Hoewel geen sprake was van een onderzoek naar de bejegening van de melder heeft het Huis wel aanleiding gezien om in het belang van een goede uitvoering van de interne procedure bij Defensie, een aantal punten over die procedure mee te nemen in zijn onderzoek. Het Huis is van oordeel dat die procedure wel uitging van de juiste regelgeving, maar dat die in onderhavig geval in het interne onderzoek dat in 2016 plaatsvond niet altijd juist is toegepast. Meer concreet ging het hier over het feit dat persoonlijke informatie over de melder in het onderzoeksrapport was opgenomen, de wijze waarop melder was geïnformeerd over de uitkomsten en opvolging van het onderzoek en het niet geven van inzage in de concept rapportage. Ten aanzien van het eerste punt concludeert het Huis dat Defensie niet zorgvuldig is omgegaan met de identiteit van melder en daarmee een onnodige inbreuk op de privacy van melder heeft gemaakt. Met betrekking tot de andere twee punten oordeelt het huis eveneens dat Defensie in dit geval niet juist heeft gehandeld. Mede naar aanleiding van de commissie Giebels is de interne richtlijn voor het doen van onderzoek met betrekking tot de positie van de melder, het informeren van de melder over uitkomsten en opvolging van het onderzoek en de omgang met (persoonlijke) informatie reeds aangepast. Ik zal bezien of het beleid en de toepassing daarvan in de praktijk naar aanleiding van de bevindingen van het Huis nog verdere aanscherping behoeven.
Tot slot
Het onderzoek door het Huis nam in juli 2017 een aanvang. Het is goed dat er met publicatie van het rapport vandaag duidelijkheid is gekomen over het onderzoek van het Huis en dat daarmee, in het bijzonder door de vliegbasis Eindhoven, de blik vooruit kan worden gericht.

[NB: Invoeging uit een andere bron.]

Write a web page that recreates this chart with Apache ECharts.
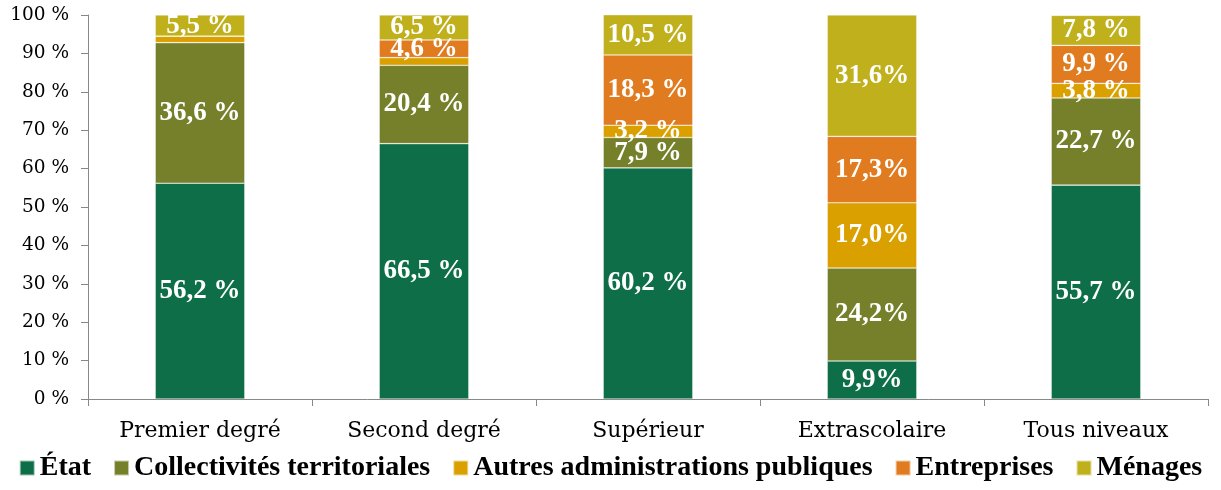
<!DOCTYPE html>
<html><head><meta charset="utf-8">
<script src="https://cdn.jsdelivr.net/npm/echarts@6/dist/echarts.min.js"></script>
<style>html,body{margin:0;padding:0;background:#fff}#c{width:1221px;height:490px}</style>
</head><body><div id="c"></div>
<script>
const categories = ['Premier degré', 'Second degré', 'Supérieur', 'Extrascolaire', 'Tous niveaux'];
const etat = [56.2, 66.5, 60.2, 9.9, 55.7];
const collectivites = [36.6, 20.4, 7.9, 24.2, 22.7];
const autres = [1.7, 2.0, 3.2, 17.0, 3.8];
const entreprises = [0, 4.6, 18.3, 17.3, 9.9];
const menages = [5.5, 6.5, 10.5, 31.6, 7.8];
const yTicks = [0, 10, 20, 30, 40, 50, 60, 70, 80, 90, 100];

const serif = '"Liberation Serif", "DejaVu Serif", serif';
const wideSerif = '"DejaVu Serif", "Liberation Serif", serif';
function fmt(p) {
  if (p.value < 3) return '';
  const s = p.value.toFixed(1).replace('.', ',');
  return p.dataIndex === 3 ? s + '%' : s + ' %';
}
function mk(name, data, color) {
  return {
    name, type: 'bar', stack: 'total', data, barWidth: '40%',
    itemStyle: { color, borderColor: 'rgba(255,255,255,0.6)', borderWidth: 0.6 },
    label: { show: true, position: 'inside', formatter: fmt, color: '#fff',
      fontFamily: serif, fontWeight: 'bold', fontSize: 27 }
  };
}
const chart = echarts.init(document.getElementById('c'));
chart.setOption({
  animation: false,
  grid: { left: 88, right: 13, top: 15, bottom: 91 },
  legend: {
    bottom: 3, left: 'center', itemWidth: 15, itemHeight: 15, itemGap: 22,
    icon: 'rect',
    textStyle: { fontFamily: serif, fontWeight: 'bold', fontSize: 28, color: '#000' }
  },
  xAxis: {
    type: 'category', data: categories,
    axisLine: { lineStyle: { color: '#888' } },
    axisTick: { show: true, length: 7, lineStyle: { color: '#888' } },
    axisLabel: { fontFamily: wideSerif, fontSize: 22, color: '#000', margin: 21 }
  },
  yAxis: {
    type: 'value', min: 0, max: 100, interval: 10,
    axisLine: { show: true, lineStyle: { color: '#888' } },
    axisTick: { show: true, length: 7, lineStyle: { color: '#888' } },
    splitLine: { show: false },
    axisLabel: { fontFamily: wideSerif, fontSize: 18.5, color: '#000', margin: 19,
      formatter: v => yTicks.includes(v) ? v + ' %' : '' }
  },
  series: [
    mk('État', etat, '#0D6E47'),
    mk('Collectivités territoriales', collectivites, '#76802A'),
    mk('Autres administrations publiques', autres, '#DAA000'),
    mk('Entreprises', entreprises, '#E07B1F'),
    mk('Ménages', menages, '#BFB01C')
  ]
});
</script></body></html>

Naar aanleiding van het interne onderzoek in 2016 zijn door de toenmalig commandant van de vliegbasis Eindhoven verschillende trajecten in gang gezet gericht op cultuurverandering, leiderschap op alle niveaus van de vliegbasis en integriteit. Het cultuurprogramma «Eindhoven in beweging» is op dit moment nog steeds actief. Ik constateer dat het Huis zich daarover positief toont en dat het Huis concludeert dat Defensie voldoende maatregelen heeft getroffen om te voorkomen dat de situaties, ten aanzien waarvan het Huis vaststelt dat interne regelgeving is overtreden, zich zullen herhalen. In het rapport zie ik een bevestiging dat Defensie moet voortgaan op de ingeslagen weg.